Watercolor engraving Armillae Aliae Aequa.
Man has always tried to find answers to the many infinite questions related to life on this planet; this due to his unquenchable thirst for knowledge and the need to control his surrounding environment. Explanations as to the cause of day and night, the change in seasons, the concept of time and space; these were the first questions that needed an answer. It was then necessary to find an orderly observation of the skies, whose changes are determined by the Earth’s rotation, as well as the need to measure the passing of time therefore man needed to produce instruments capable of taking such measurements. Man also wanted to be able to study and understand these phenomenon better so he tried to transfer the imagery of what he could see onto a suitable object that could contain that imagery. In the beginning these reproductions were merely sketches representing a route to follow in order to reach a given destination and were rather primitive in form. Later on, man’s knowledge grew and with the help of more perfected instruments for observation and measurement, he was able to recreate real models of the world known to them as well as models of the celestial skies above him, sometimes using even three dimensional models. Many of us, at some point in our lifetime, have had the chance to observe the “globes” made of wood and covered in paper or those even engraved in brass. These objects can only amaze the observer because of their beauty and refinement. The “armillary spheres” are also of remarkable beauty. They are so called because of the “armillas” or armlets that characterize them and that represent the skies surrounding the Earth and Sun, according to the Ptolemic-Aristotelian theory (heliocentric). These spheres were made of brass armillas, (presumably until the end of the 17th century), and later on were made of wood and covered with paper. The creation of these models representing the known world and universe required the creation of instruments of observation and measurement capable of giving scientific value to the finished product. Such instruments have become more and more precise with the passing of time and the need to recreate realistic models has become secondary.
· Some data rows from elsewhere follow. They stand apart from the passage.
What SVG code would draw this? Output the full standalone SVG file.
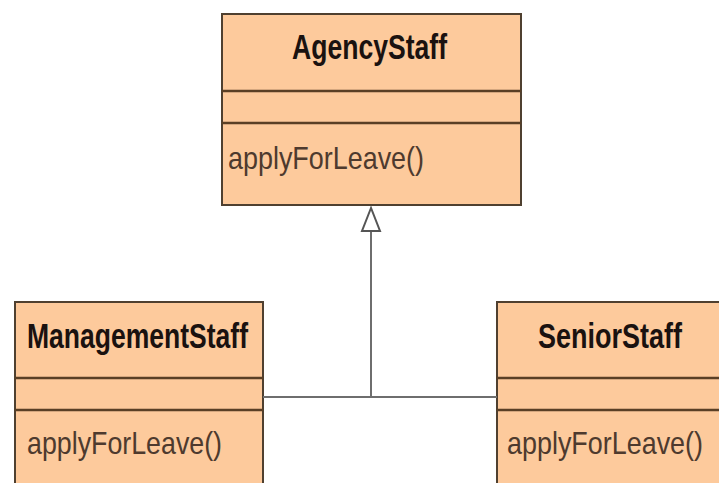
<svg xmlns="http://www.w3.org/2000/svg" width="719" height="483" viewBox="0 0 719 483">
<style>
.box{fill:#fdca9c;stroke:#4f4030;stroke-width:2}
.div{stroke:#5a3f25;stroke-width:2.5}
.name{font-family:"Liberation Sans",Arial,sans-serif;font-weight:bold;font-size:27px;fill:#1a1210}
.op{font-family:"Liberation Sans",Arial,sans-serif;font-size:27px;fill:#4e3a2e}
.conn{stroke:#6e6e6e;stroke-width:2;fill:none}
</style>
<rect width="719" height="483" fill="#ffffff"/>
<g id="AgencyStaff">
<rect class="box" x="222" y="14" width="299" height="191"/>
<line class="div" x1="222" y1="91" x2="521" y2="91"/>
<line class="div" x1="222" y1="123" x2="521" y2="123"/>
<text class="name" transform="translate(292,59) scale(1,1.333)" textLength="155" lengthAdjust="spacingAndGlyphs">AgencyStaff</text>
<text class="op" transform="translate(228,169) scale(1,1.148)" textLength="196" lengthAdjust="spacingAndGlyphs">applyForLeave()</text>
</g>
<g id="ManagementStaff">
<rect class="box" x="15" y="302" width="248" height="183"/>
<line class="div" x1="15" y1="378" x2="263" y2="378"/>
<line class="div" x1="15" y1="410" x2="263" y2="410"/>
<text class="name" transform="translate(27,348) scale(1,1.333)" textLength="221" lengthAdjust="spacingAndGlyphs">ManagementStaff</text>
<text class="op" transform="translate(27,454) scale(1,1.148)" textLength="195" lengthAdjust="spacingAndGlyphs">applyForLeave()</text>
</g>
<g id="SeniorStaff">
<rect class="box" x="497" y="302" width="224" height="183"/>
<line class="div" x1="497" y1="378" x2="719" y2="378"/>
<line class="div" x1="497" y1="410" x2="719" y2="410"/>
<text class="name" transform="translate(538,348) scale(1,1.333)" textLength="144" lengthAdjust="spacingAndGlyphs">SeniorStaff</text>
<text class="op" transform="translate(507,454) scale(1,1.148)" textLength="196" lengthAdjust="spacingAndGlyphs">applyForLeave()</text>
</g>
<g id="connectors">
<polyline class="conn" points="263,397 497,397"/>
<line class="conn" x1="371" y1="397" x2="371" y2="231"/>
<polygon points="371,208 362,231 380,231" fill="#ffffff" stroke="#555" stroke-width="2"/>
</g>
</svg>
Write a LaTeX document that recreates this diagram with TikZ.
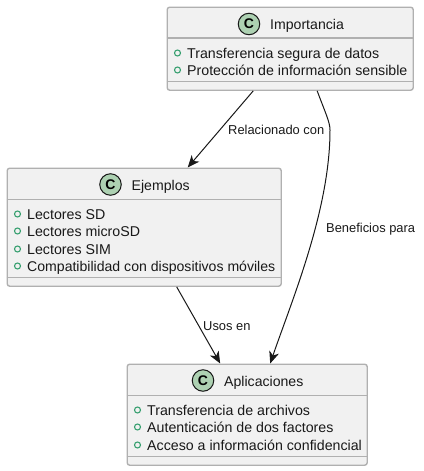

One of the first instruments capable of performing astronomical calculations was the astrolabe. Its ancient origins date back to the 2nd century A.D. and was found in the orient and later in Europe, crossing through Spain and thus becoming an indispensable instrument for performing both astronomical and mathematical calculations. The use of this instrument continued well into the 17th century.
The word “astrolabe” derives from the Greek meaning “to find the stars”.
It is composed of a circular shaped container, called the “mother” where one or two engraved plates are contained. These plates are known as “tympanum”; the engravings are essentially lines representing the projection of the skies at a given latitude. Then there is a “netting” above the tympanum that depicts the Zodiacal circle, the constellations and the main stars.
The back of the “mother” is detailed with graduated engravings, coupled with an alidade used for calculating angular measurements of height. The astrolabe was therefore a rather complex instrument that required an accurate astronomical expertise.
The quadrant is a much more practical and simple instrument enabling man to calculate the height of various constructions, mountains and even of the stars and the Sun. It is called quadrant because it corresponds to a quarter of a circle. It represents gradations or scales and diversified constitutive elements, depending on a given use. With the border divided in degrees and a face covered with straight lines or curves it functions as an hourly quadrant. In this case the instrument is provided with a plumb-line with a running bead and two levels. It was used by looking at the sun through two viewfinders. The plumb-line would indicate the height of the sun on the border in that precise moment and the bead then ran along until it found the line corresponding to that hour. This was how the ancients measured time but it was not the only way. Among the first instruments for measuring angles was the octant. It was created by John Hadley, (1684-1744), to measure angles by reflection, enabling him to reveal and measure the angle between two objects by making the reflection of one coincide with the other, observed in a mirror. The characteristic of this instrument employed the use of a mirror mounted on a pivot of a radial arm that moved on a graduated arch. The arch occupied only an eighth of the circle; thus the name of this instrument that, thanks to the mirror, can measure 90° angles. In the later part of the 18th century the octant was substituted by the more sophisticated sextant which could satisfy the need for greater precision in measuring altitudes. The arch of the sextant is one sixth of the circle and again uses a mirror to measure from 0° to 120°. The quadrant, octant and sextant are characterized by their beauty and harmonic delicacy and by their remarkable constitutive dimensions which were reduced in size over the centuries.
This was because it was quite difficult at that time to subdivide the circle in sufficiently precise scales and therefore the increasing of size meant the decreasing of eventual errors in reading the angular values.
This short description obviously cannot cover completely such an interesting subject which is so much vaster and richer in content, however does serves as an overture to that marvelous world made up of ancient instruments of observation and measurement.